The award for most creative use of summer vegetables surely
must have gone to my Dad for his pride and joy: his Summertime Sandwich. On one
thick slice of white bread he’d slather a generous spoonful of my Mum’s sweet boiled
salad dressing (a cornstarch, vinegar and sugar concoction.) On another slice
of bread he’d slap a thick slab of cold butter (in our house, butter came in
two forms: so cold it would tear holes in bread if you tried to spread it, or
melted, as in over hot vegetables. There was no softened butter allowed in our household. When I told my Mum about a family down the street where they put butter to soften on a plate out on the counter and it was so nice to spread it on bread, she said, "Fine. You can have your own butter if you plan to do that.") In
between the bread slices, Dad piled a combination of sliced raw produce: radishes, carrots,
cucumbers, tomatoes, green onions, celery and lettuce. It was more salad than
sandwich. On your first bite, everything inside would fall out onto your plate.
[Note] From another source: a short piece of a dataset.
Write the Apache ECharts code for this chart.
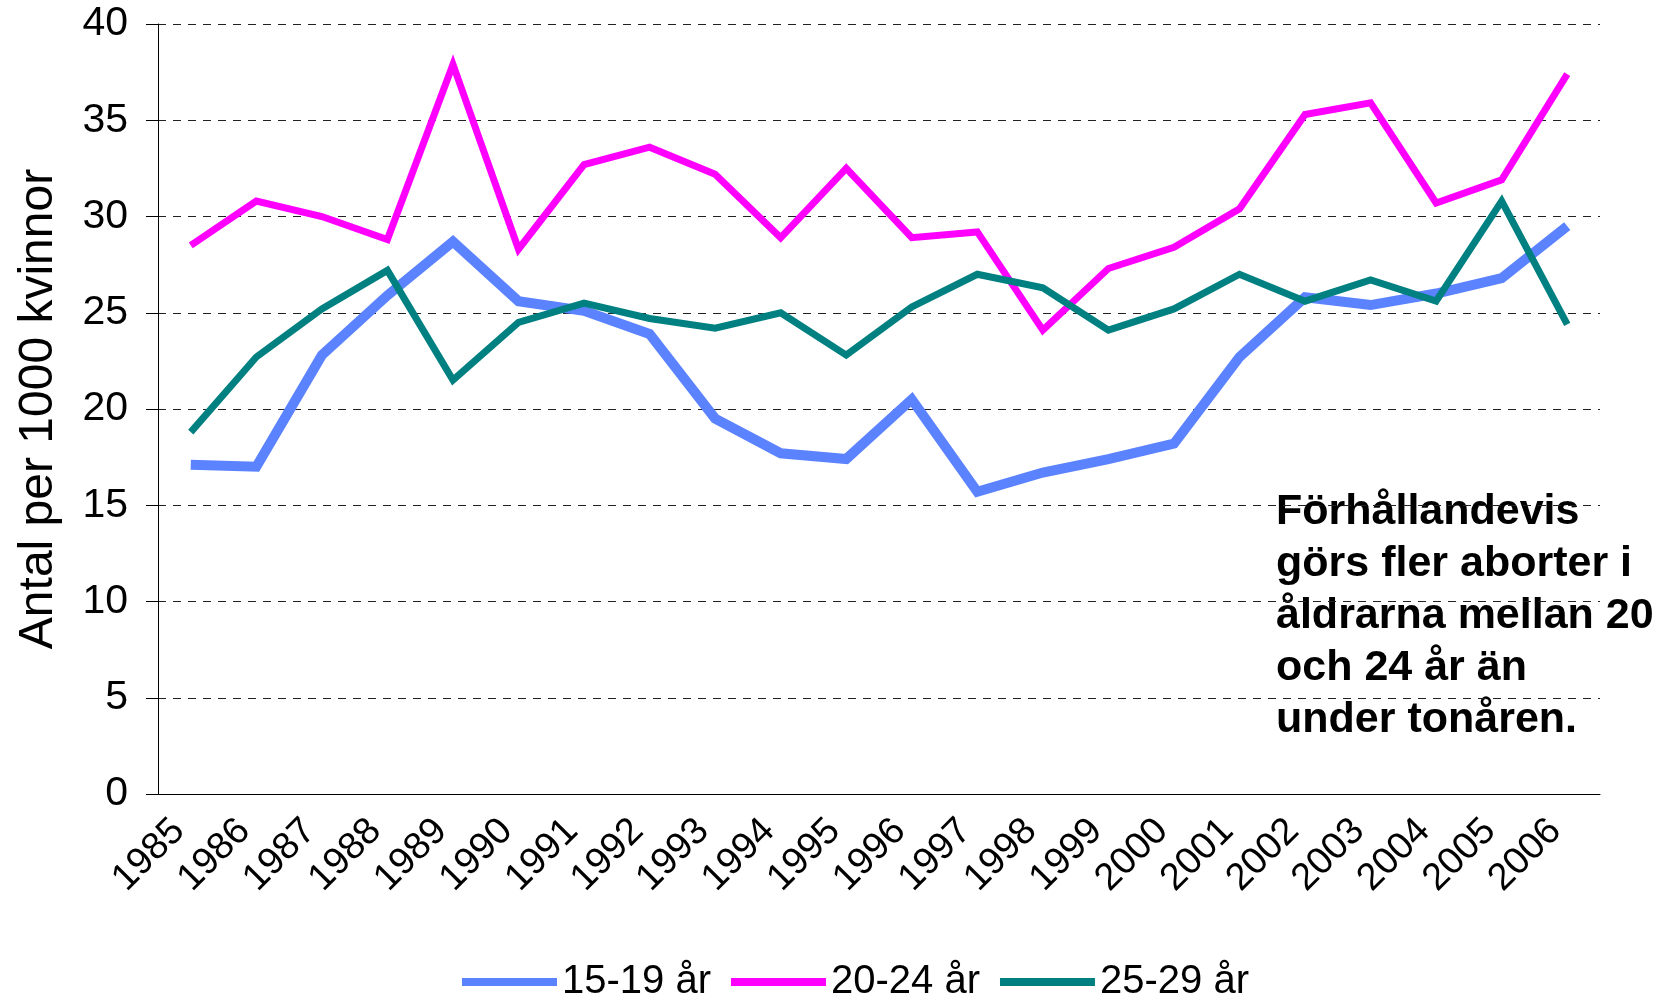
<!DOCTYPE html>
<html>
<head>
<meta charset="utf-8">
<script src="https://cdn.jsdelivr.net/npm/echarts@6/dist/echarts.min.js"></script>
<style>
	html, body { margin: 0; padding: 0; background: #fff; }
	#chart { width: 1664px; height: 996px; }
</style>
</head>
<body>
<div id="chart"></div>
<script>
var years = ['1985', '1986', '1987', '1988', '1989', '1990', '1991', '1992', '1993', '1994', '1995',
	'1996', '1997', '1998', '1999', '2000', '2001', '2002', '2003', '2004', '2005', '2006'];
var seriesNames = ['15-19 år', '20-24 år', '25-29 år'];
var age15_19 = [17.1, 17.0, 22.8, 25.9, 28.7, 25.6, 25.1, 23.9, 19.5, 17.7, 17.4,
	20.5, 15.7, 16.7, 17.4, 18.2, 22.7, 25.8, 25.4, 26.0, 26.8, 29.5];
var age20_24 = [28.5, 30.8, 30.0, 28.8, 37.9, 28.3, 32.7, 33.6, 32.2, 28.9, 32.5,
	28.9, 29.2, 24.1, 27.3, 28.4, 30.4, 35.3, 35.9, 30.7, 31.9, 37.4];
var age25_29 = [18.8, 22.7, 25.2, 27.2, 21.5, 24.5, 25.5, 24.7, 24.2, 25.0, 22.8,
	25.3, 27.0, 26.3, 24.1, 25.2, 27.0, 25.6, 26.7, 25.6, 30.8, 24.4];
var noteLines = ['Förhållandevis', 'görs fler aborter i', 'åldrarna mellan 20', 'och 24 år än', 'under tonåren.'];

var fontName = '"Liberation Sans", Arial, sans-serif';
var chart = echarts.init(document.getElementById('chart'));

//linjeserie
function lineSeries(name, data, color, width) {
	return {
		name: name,
		type: 'line',
		data: data,
		symbol: 'none',
		animation: false,
		lineStyle: {
			color: color,
			width: width,
			join: 'miter'
		},
		itemStyle: {
			color: color
		}
	};
}

var option = {
	backgroundColor: '#fff',
	animation: false,
	grid: {
		left: 158,
		right: 64,
		top: 24,
		bottom: 202
	},
	legend: {
		left: 457,
		top: 957,
		icon: 'rect',
		itemWidth: 95,
		itemHeight: 8,
		itemGap: 20,
		data: seriesNames,
		textStyle: {
			fontFamily: fontName,
			fontSize: 40,
			color: '#000'
		}
	},
	xAxis: {
		type: 'category',
		data: years,
		boundaryGap: true,
		axisLine: {
			lineStyle: { color: '#000', width: 1 }
		},
		axisTick: {
			length: 11,
			lineStyle: { color: '#000' }
		},
		axisLabel: {
			rotate: 45,
			margin: 19,
			interval: 0,
			padding: [0, 17, 0, 0],
			fontFamily: fontName,
			fontSize: 38,
			color: '#000'
		}
	},
	yAxis: {
		type: 'value',
		min: 0,
		max: 40,
		interval: 5,
		name: 'Antal per 1000 kvinnor',
		nameLocation: 'middle',
		nameGap: 95,
		nameTextStyle: {
			fontFamily: fontName,
			fontSize: 48,
			color: '#000'
		},
		axisLine: {
			show: true,
			lineStyle: { color: '#000', width: 1 }
		},
		axisTick: {
			show: true,
			length: 12,
			lineStyle: { color: '#000' }
		},
		axisLabel: {
			margin: 30,
			fontFamily: fontName,
			fontSize: 41,
			color: '#000'
		},
		splitLine: {
			show: true,
			lineStyle: {
				color: '#222',
				width: 1,
				type: [8, 7]
			}
		}
	},
	graphic: [{
		type: 'text',
		left: 1276,
		top: 486,
		style: {
			text: noteLines.join('\n'),
			font: 'bold 43px ' + fontName,
			lineHeight: 52,
			fill: '#000'
		}
	}],
	series: [
		lineSeries(seriesNames[0], age15_19, '#5b82ff', 10),
		lineSeries(seriesNames[1], age20_24, '#ff00ff', 7),
		lineSeries(seriesNames[2], age25_29, '#008080', 7)
	]
};
chart.setOption(option);
</script>
</body>
</html>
Until I was about 12 or 13, we had never heard of
vegetables like zucchini, red bell peppers, broad beans, Roma tomatoes and
eggplant. Then the DeConto family, newly emigrated from Italy, moved in next
door and turned their entire backyard over to a garden. How exotic that produce
seemed to me then. How delicious it all was, once we figured out what to do
with the zucchini and broad beans the DeContos gave us.
Things are different now. You can buy all variety of produce
at any time of the year. Asparagus comes from Peru or Mexico in December and January,
which is when I don’t buy it. Instead, I love watching for those signs of
the approaching spring as the asparagus in the grocery store at last becomes available
from California, then gradually advances further north and finally it comes from
local growers. Then we head to the farmer’s market to buy it fresh and eat it
every day for weeks. It takes me back to my youth.
Only, these days, cholesterol levels demand that we leave out the butter. What a shame!